The main objective of this thesis is getting information how to calculate (simulate) the parameters defining the finite stage cylinder process model using both theoretical and experimental methods. The latter is essential but also complicated.
Heat release analysis is an important tool in the research of the combustion process in diesel engines. An ‘in-cylinder process model’ is described firstly which is the basis of the ‘heat release calculation’ model. Moreover it can be used independently to simulate the in-cylinder process to investigate the main features of the cylinder process of the engine. Then the reversed and anti-causal ‘heat release calculation model’ is presented together with the results for three engine operating points. Then a new smoothing method based on multiple Vibe functions is presented in order to acquire a smoother and more reliable pressure signal.
In order to fit the measured engine cycle to the Seiliger process and to calculate the parameters which define the finite stage cylinder process model, the theory of a basic and advanced Seiliger process is presented. Then a systematic investigation of the Seiliger parameters and the effects on in-cylinder process is carried out. The more important investigation is how to fit the measured engine cycle to the Seiliger process. Several combinations of equivalence criteria are used to make this transformation and set up the applicable systems of equations for the Seiliger parameters. A Newton-Raphson iteration method then is applied to find the solutions of these systems of equations.
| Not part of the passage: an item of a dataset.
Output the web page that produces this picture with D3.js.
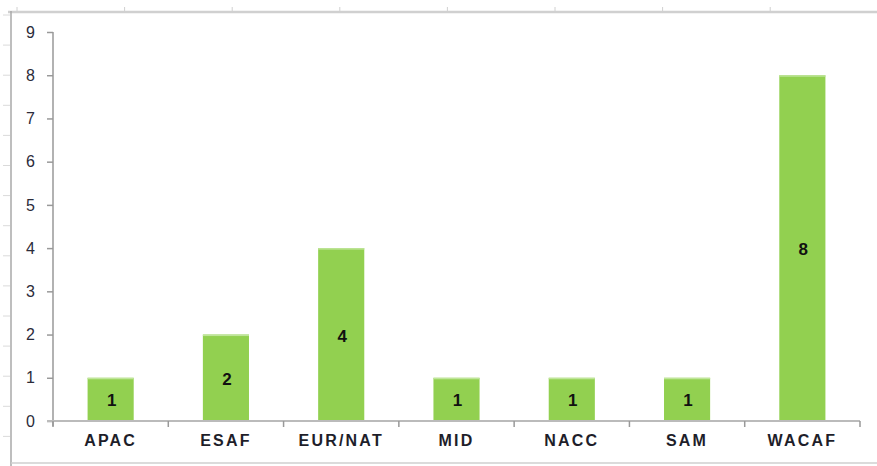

Three representative operating points (nominal point, nominal speed and 25% power, low speed and 50% power) are applied in the fitting of the real engine cycle with a Seiliger process firstly. The differences of the Seiliger parameters coming out of several fit procedures for the three operating points were compared and their global behaviour as function of power and speed could be seen. Finally the behaviour of the Seiliger parameters over the full operational range of the MAN 4L20/27 diesel engine is shown based on one extensive series of measurements. Also the error in the equivalence criteria that were not used was presented for the full range of operating conditions in order to decide on the most preferable fit version to use as a basis for modelling and characterizing the combustion.
The analysing approach in this thesis has been verified on an ancient engine, i.e. MAN 4L20/27. However it can be used for characterising combustion in modern engines with late injection timing, high pressure injection equipment, and even common rail since the simulation models and Seiliger model are based on basic principles of physics.